BEGIN Given records
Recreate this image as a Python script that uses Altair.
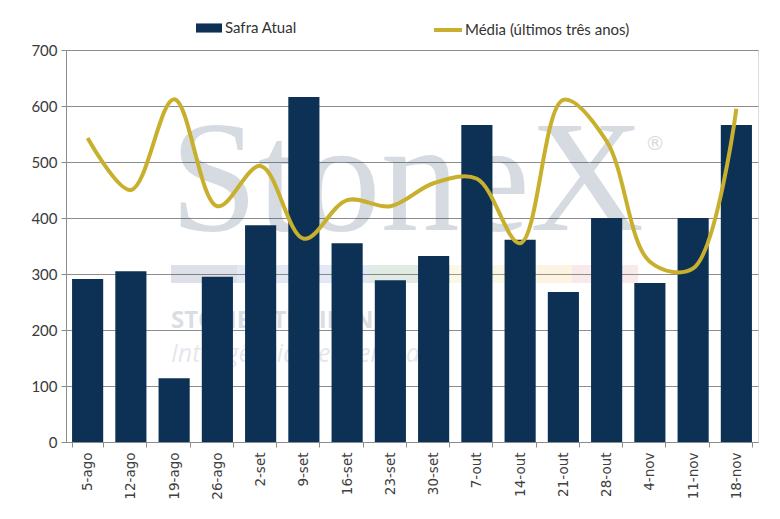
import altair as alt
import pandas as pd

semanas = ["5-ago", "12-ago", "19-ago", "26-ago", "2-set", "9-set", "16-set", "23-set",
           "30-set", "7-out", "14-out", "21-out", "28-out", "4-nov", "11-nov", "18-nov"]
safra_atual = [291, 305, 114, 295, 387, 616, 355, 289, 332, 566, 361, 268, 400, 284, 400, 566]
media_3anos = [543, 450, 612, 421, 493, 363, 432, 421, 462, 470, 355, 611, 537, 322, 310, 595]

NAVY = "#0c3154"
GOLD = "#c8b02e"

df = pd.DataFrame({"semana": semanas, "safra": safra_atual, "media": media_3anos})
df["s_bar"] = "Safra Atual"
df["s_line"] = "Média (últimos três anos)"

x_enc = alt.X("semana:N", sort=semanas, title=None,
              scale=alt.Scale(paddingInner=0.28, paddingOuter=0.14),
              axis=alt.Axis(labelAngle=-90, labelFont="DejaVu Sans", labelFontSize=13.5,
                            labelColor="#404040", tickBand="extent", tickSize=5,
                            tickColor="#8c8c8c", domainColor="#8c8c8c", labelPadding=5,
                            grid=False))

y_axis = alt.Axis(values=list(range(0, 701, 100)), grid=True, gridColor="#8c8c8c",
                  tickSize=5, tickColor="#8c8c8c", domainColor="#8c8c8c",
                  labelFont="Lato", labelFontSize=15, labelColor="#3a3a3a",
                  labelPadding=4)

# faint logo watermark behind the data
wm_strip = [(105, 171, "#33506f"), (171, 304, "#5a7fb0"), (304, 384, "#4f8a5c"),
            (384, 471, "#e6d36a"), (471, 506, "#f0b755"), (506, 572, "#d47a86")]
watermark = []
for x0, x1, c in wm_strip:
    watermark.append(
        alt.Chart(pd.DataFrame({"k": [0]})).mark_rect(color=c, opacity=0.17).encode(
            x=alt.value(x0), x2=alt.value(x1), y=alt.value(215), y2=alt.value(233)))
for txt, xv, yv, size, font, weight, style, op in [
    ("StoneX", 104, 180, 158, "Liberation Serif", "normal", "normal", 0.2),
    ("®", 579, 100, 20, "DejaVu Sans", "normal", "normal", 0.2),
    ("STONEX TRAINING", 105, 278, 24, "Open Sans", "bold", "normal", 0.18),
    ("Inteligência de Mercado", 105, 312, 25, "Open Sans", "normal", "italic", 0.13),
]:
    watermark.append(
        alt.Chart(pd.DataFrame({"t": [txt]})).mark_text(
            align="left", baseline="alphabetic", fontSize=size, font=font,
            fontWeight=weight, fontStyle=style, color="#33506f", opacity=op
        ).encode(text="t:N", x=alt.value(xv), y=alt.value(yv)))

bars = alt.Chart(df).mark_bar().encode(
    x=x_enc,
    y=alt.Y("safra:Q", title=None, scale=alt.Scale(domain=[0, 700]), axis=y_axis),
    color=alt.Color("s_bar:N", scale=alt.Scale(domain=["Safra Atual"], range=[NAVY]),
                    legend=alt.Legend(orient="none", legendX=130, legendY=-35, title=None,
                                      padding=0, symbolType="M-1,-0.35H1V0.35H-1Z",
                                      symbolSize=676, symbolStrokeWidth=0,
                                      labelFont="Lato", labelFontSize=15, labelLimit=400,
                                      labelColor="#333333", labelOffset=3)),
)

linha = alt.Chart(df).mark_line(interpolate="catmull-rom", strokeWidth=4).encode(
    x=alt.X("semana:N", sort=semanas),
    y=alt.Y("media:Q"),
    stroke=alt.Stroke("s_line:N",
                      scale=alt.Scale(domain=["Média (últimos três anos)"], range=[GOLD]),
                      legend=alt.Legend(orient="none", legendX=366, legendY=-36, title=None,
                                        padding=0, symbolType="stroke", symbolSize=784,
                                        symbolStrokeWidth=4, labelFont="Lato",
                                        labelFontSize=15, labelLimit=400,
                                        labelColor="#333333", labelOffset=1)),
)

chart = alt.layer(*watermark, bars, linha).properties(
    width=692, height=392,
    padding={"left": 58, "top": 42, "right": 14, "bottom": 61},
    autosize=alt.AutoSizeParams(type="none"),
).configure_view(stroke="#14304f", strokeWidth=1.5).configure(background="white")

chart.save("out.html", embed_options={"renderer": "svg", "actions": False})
END Given records
BEGIN Given records
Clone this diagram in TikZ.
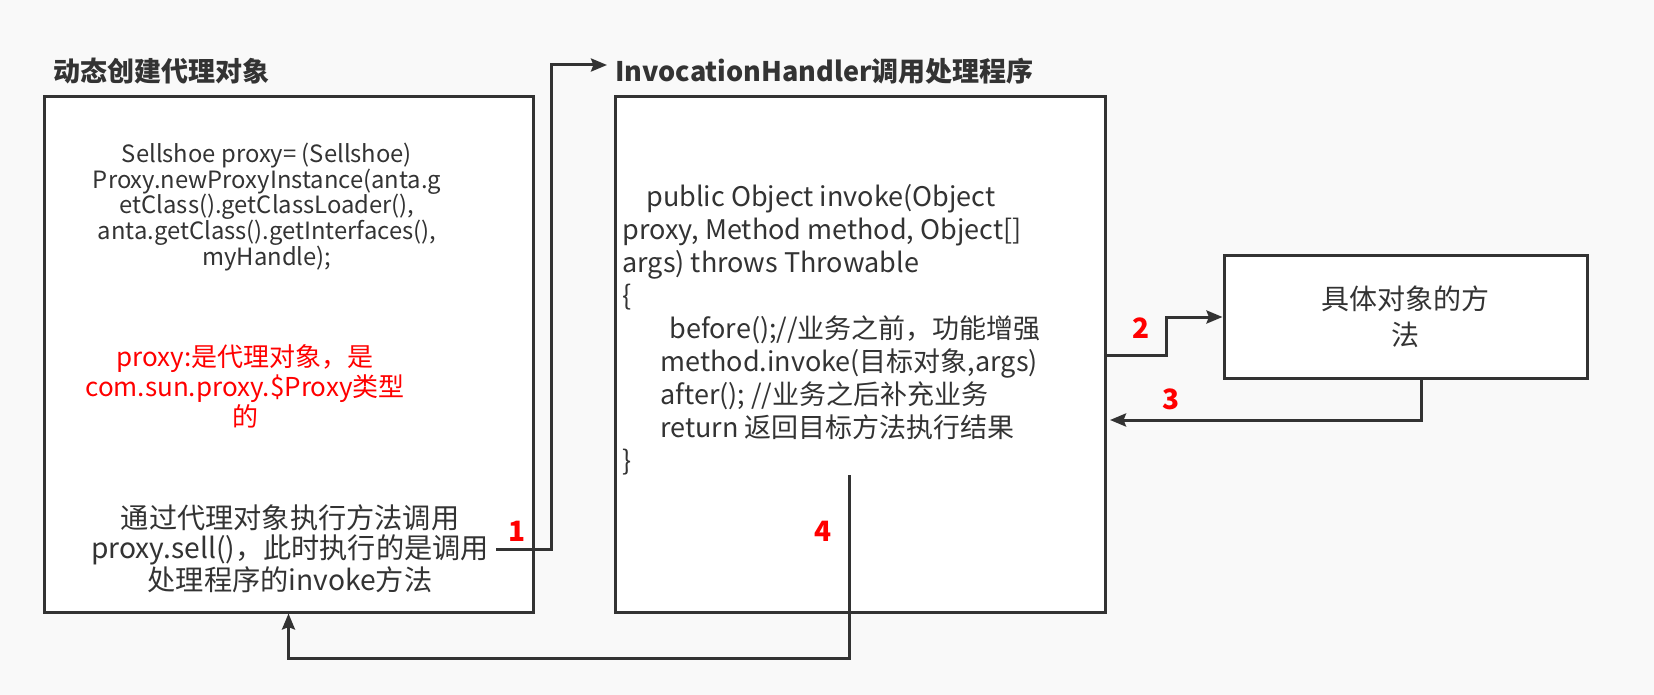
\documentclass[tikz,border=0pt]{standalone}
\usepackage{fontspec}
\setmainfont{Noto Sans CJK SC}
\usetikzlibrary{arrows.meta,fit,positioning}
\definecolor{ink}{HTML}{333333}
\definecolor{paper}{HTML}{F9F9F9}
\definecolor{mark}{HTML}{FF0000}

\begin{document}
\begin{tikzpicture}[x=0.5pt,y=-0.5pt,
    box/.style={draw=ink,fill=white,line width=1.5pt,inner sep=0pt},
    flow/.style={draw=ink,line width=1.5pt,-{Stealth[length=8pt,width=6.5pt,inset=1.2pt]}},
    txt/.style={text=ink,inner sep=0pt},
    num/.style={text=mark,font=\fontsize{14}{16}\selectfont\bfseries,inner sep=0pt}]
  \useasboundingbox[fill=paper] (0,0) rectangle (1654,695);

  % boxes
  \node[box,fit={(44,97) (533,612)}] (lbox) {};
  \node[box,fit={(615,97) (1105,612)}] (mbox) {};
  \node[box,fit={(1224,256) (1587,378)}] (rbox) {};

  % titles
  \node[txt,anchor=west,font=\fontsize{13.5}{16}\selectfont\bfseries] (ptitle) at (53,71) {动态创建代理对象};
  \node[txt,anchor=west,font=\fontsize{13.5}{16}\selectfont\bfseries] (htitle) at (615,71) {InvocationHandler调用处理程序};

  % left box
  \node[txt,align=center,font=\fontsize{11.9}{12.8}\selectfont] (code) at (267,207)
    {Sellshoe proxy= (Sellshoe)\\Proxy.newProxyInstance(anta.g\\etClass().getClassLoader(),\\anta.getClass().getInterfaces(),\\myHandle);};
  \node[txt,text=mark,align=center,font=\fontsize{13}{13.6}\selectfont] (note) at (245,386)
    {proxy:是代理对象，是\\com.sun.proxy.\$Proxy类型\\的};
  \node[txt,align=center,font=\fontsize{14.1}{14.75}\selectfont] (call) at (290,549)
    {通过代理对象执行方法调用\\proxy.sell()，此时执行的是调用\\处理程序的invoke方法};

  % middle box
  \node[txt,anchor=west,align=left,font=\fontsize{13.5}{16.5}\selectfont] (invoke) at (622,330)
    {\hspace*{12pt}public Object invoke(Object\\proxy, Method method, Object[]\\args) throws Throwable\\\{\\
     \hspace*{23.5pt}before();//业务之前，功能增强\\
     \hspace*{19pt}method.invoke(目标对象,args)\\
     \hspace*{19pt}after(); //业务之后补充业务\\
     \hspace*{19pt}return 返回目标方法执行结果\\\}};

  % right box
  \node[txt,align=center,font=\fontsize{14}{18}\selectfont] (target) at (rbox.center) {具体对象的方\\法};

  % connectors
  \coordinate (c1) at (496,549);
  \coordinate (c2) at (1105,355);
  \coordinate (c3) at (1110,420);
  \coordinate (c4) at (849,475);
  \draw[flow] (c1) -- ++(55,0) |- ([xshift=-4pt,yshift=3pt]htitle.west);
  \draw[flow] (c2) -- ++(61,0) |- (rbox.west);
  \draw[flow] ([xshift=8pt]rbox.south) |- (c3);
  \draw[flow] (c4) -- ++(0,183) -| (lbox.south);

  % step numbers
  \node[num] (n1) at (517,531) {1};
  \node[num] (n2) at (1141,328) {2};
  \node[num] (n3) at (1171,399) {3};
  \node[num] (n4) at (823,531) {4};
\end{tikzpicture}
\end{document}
END Given records
BEGIN Given records
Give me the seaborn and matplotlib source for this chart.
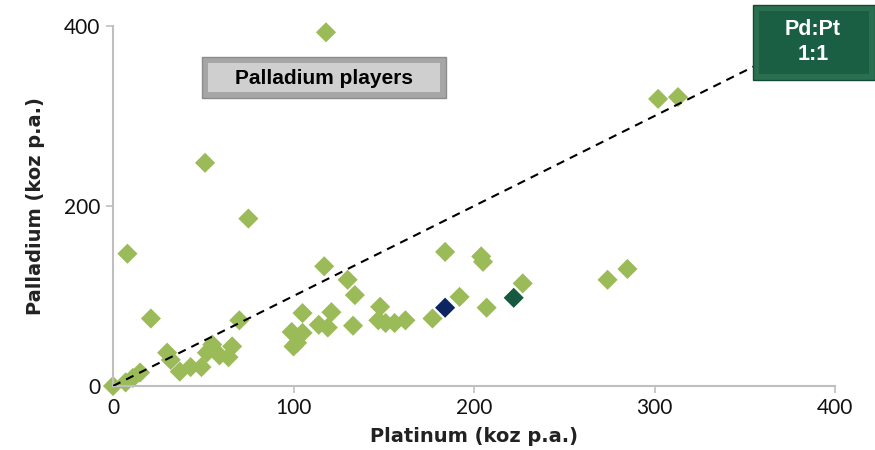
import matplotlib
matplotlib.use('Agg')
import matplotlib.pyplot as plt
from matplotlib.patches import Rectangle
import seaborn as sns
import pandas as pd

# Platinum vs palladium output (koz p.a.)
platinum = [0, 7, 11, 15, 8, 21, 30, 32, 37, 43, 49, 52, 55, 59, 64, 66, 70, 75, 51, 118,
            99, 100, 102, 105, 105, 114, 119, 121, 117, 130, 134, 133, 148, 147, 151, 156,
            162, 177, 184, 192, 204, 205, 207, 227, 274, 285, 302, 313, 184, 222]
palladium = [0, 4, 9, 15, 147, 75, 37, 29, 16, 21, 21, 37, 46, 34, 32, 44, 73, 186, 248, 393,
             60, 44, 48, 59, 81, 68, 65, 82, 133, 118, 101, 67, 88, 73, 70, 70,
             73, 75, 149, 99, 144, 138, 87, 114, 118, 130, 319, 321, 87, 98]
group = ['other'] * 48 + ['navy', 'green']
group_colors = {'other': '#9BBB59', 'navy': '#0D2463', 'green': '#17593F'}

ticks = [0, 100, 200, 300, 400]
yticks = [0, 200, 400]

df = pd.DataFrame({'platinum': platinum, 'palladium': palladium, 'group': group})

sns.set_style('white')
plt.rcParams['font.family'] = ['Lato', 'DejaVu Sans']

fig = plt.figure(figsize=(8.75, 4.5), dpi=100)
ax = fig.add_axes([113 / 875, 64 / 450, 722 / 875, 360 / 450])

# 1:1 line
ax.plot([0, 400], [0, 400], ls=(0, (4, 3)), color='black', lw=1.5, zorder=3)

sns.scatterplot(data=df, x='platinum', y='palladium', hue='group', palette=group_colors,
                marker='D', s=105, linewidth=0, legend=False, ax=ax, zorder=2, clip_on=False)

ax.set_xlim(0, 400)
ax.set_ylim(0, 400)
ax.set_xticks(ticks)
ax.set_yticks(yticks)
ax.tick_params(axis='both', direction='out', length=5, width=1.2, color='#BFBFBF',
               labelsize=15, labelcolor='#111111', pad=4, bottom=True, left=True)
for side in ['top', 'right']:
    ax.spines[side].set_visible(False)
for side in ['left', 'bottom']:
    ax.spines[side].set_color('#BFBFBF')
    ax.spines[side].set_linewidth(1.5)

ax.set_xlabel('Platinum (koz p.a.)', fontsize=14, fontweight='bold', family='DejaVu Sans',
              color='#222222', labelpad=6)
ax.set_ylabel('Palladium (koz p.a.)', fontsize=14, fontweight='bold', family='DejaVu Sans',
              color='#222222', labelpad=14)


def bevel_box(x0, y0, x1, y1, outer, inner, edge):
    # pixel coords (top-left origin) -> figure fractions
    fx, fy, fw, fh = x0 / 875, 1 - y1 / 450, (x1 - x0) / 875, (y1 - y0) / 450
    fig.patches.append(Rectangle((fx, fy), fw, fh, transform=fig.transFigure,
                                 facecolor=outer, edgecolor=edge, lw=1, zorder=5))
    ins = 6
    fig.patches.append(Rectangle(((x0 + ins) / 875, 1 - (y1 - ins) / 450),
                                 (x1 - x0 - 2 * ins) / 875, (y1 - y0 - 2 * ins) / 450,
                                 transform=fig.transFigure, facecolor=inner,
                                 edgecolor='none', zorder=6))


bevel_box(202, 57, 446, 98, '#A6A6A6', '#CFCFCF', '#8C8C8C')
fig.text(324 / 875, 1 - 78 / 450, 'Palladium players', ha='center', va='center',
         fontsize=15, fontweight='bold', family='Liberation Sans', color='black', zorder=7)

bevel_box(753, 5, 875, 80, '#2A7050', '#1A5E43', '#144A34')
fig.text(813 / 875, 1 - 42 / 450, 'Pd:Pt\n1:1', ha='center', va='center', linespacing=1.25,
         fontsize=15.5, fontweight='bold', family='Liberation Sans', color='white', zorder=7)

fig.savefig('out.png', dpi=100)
END Given records
* Requirement
Working from the listing above, pick out every line that has "matplotlib" and copy it.

* Written solution
Give me the seaborn and matplotlib source for this chart.
import matplotlib
matplotlib.use('Agg')
import matplotlib.pyplot as plt
from matplotlib.patches import Rectangle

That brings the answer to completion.